** START PROVIDED DATA **

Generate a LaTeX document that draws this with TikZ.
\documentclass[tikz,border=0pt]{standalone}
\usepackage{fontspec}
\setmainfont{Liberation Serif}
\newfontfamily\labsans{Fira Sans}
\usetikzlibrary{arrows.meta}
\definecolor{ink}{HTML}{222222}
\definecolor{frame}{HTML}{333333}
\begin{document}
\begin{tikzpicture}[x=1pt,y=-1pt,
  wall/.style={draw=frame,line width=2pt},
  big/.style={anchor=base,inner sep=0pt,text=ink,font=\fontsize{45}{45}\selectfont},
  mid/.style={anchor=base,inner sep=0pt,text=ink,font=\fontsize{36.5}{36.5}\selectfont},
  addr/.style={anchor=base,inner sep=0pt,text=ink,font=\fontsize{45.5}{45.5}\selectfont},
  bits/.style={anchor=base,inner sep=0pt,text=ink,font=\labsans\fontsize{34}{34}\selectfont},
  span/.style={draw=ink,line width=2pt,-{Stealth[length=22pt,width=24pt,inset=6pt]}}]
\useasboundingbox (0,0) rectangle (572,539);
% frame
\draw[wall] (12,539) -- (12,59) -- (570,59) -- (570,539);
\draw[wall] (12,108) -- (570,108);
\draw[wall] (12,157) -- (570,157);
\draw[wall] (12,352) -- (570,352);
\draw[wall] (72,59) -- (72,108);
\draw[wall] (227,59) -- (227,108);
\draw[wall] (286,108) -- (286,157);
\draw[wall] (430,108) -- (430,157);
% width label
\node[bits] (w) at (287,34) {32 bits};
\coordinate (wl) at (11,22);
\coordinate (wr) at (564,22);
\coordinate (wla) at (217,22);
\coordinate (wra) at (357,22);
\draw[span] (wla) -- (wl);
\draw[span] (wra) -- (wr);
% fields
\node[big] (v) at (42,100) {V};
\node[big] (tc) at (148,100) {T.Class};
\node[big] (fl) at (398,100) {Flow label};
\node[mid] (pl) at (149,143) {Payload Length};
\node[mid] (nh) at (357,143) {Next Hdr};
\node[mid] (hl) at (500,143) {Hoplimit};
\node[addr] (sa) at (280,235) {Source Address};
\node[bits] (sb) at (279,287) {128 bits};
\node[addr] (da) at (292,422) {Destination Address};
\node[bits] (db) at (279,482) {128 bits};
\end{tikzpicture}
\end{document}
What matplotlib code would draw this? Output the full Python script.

** END PROVIDED DATA **

• [THE EXERCISE]
Using the listing above, show every line that includes the string "this".

• [TASK RESULT]
Generate a LaTeX document that draws this with TikZ.
What matplotlib code would draw this? Output the full Python script.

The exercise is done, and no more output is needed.